Eran jolgorios bañados de cerveza, ron, pasapalos y marihuana, que nos impedían dormir.  A veces había tiros, alaridos, estampidas y sirenas de la policía o ambulancias.  Tras silencios de corta duración, con toda su intensidad se reanudaba la fiesta, que a veces nos causaba risa en medio de la impotencia y de las fumadas indirectas del penetrante cáñamo índico que lo invadía todo.

Nunca supimos quién era porque nos negábamos incluso a espiar por la ventana, pero uno de los noctámbulos exhibía una destreza admirable para imitar a Daniel Santos con sus adorables boleros. Hablaba y cantaba como Santos, y cuando entonaba La Despedida entonces gemía y lloraba a lágrima suelta. Todos aplaudían y le pedían Linda, Cuando ya no me quieras, El preso, y otras hermosas canciones que él se apresuraba a complacer.  En medio de su preñez y del cansancio provocado por el trasnocho, Carmen Ligia hasta disfrutaba el espectáculo.

Después de aquel “inquieto anacobero” había intermedios cargados de chistes subidos de tono, anécdotas y otras cosas, hasta que alguien reclamaba a gritos: “¡La primera válida!   ¡La primera válida!”   Ahí llegaba el turno de otro de esos artistas callejeros, que empezaba entonces la narración de la supuesta “primera válida”, en el Hipódromo La Rinconada.  Su imitación del legendario Virgilio Decán, mejor conocido como Alí Khan, era perfecta y más aún lo era el dominio de la información que manejaba. Empezaba con la descripción de las yeguas competidoras, los jinétes, sus records, distancias, pesos y demás, hasta que de manera súbita hacía la obligatoria interrupción para los comerciales, que resultaban tan buenos como la carrera que estaba a punto de iniciarse:  “Gillett, la mejor afeitada”, y otros más.  Después seguía con aquello de “La yegua tal no quiere cuadrar….  Ahora todo está listo y… ¡Se ordenó la partida!..”

Con “Daniel Santos” y otros “boleristas”, alguna declamación y la alta dosis de chistes, la noche se alargaba despacio hasta llegar a la “sexta válida”, en medio de nuestro sueño contenido. Así hasta que salía el sol.  En aquella época el cantautor puertorriqueño de carne y hueso era un gran ídolo que visitaba con frecuencia a Caracas, donde tenía grandes amigos, como el culto y simpático dirigente comunista y parlamentario Héctor Mujica.

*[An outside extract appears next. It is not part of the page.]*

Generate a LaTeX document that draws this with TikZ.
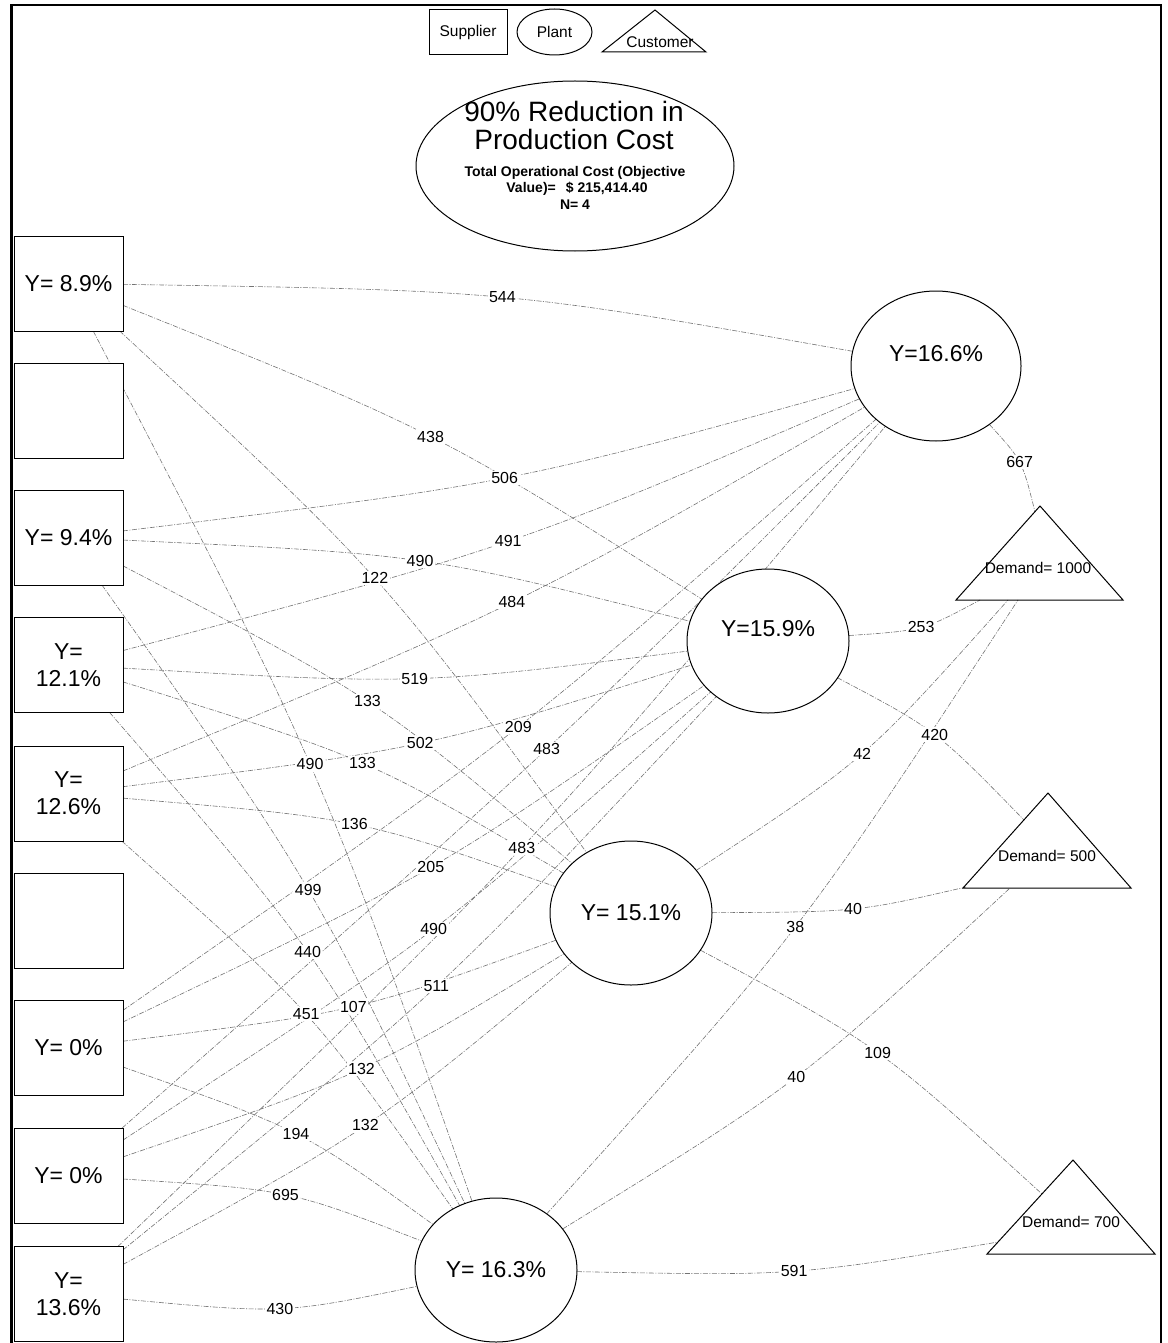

 Los vecinos de Ciudad Tablita no teníamos derecho a un sueño sin sobresaltos, aunque en realidad mi esposa y yo nunca fuimos víctimas del hampa. Claro, éramos cautelosos.  Allí conocimos gente decente, trabajadora, familias con jóvenes profesionales universitarios entre sus miembros, que con los años tuvieron los beneficios de la movilidad social que entonces existía.  Los gobernantes no propiciaban el odio de clases, ni saqueos, invasiones a casas, apartamentos, haciendas o industrias y, por supuesto, nadie imaginaba que un día el país estaría dominado por caos y terror impuestos desde la oficina presidencial.

En ciertas ocasiones, cuando iba o venía del trabajo me encontraba con mi amigo el luchador sindical José Beltrán Vallejo, que llegó a formar parte del directorio de la Confederación de trabajadores de Venezuela.  Conversábamos algunos minutos y luego cada uno tomaba su rumbo.

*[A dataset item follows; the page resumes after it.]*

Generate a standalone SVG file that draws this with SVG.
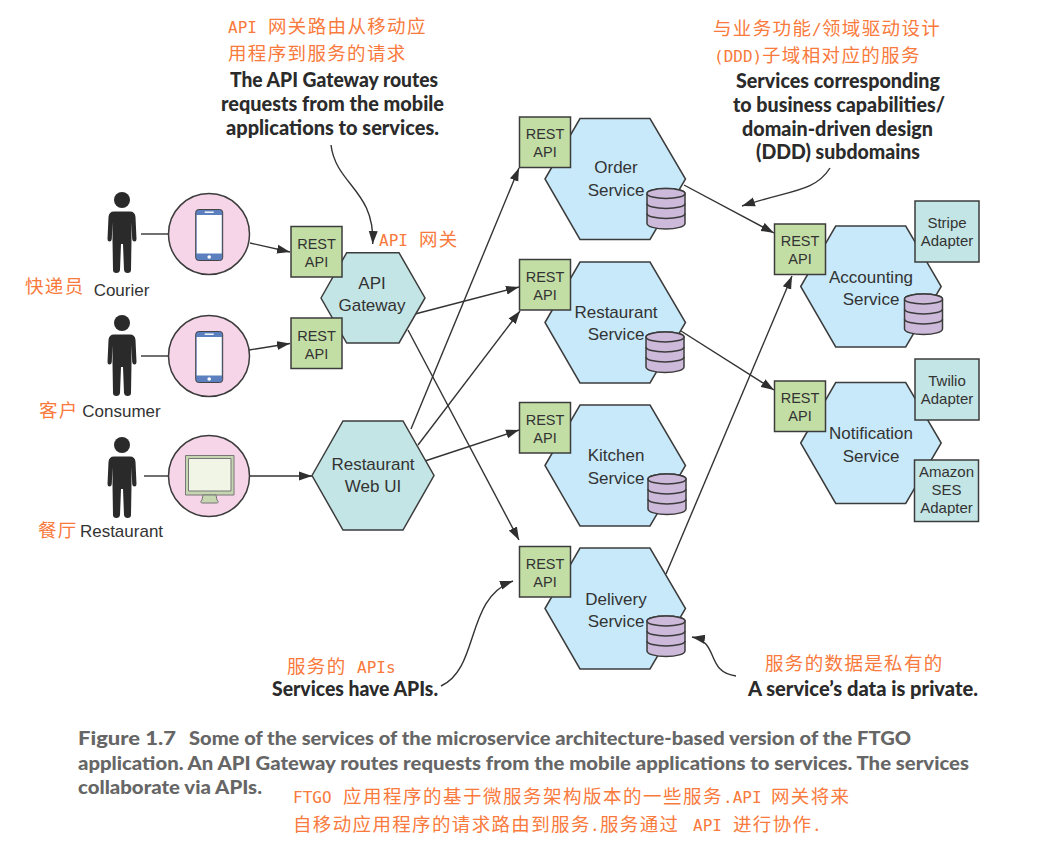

Al convertirme en reportero de Panorama los aires soplaban de manera favorable y Carmen Ligia y yo -en la ya placentera compañía de la pequeñita Carla-, a través del sistema nacional de ahorro y préstamo pudimos comprar un apartamento en la avenida Libertador y, por supuesto, le dijimos adiós a Ciudad Tablita.  Hasta ahí llegaron las emocionadas canciones de aquel Daniel Santos y también el Narrador Hípico, del otro Alí Khan, así como el fuerte olor a marihuana y los trasnochos involuntarios de los fines de semana.  Así era Ciudad Tablita para nosotros.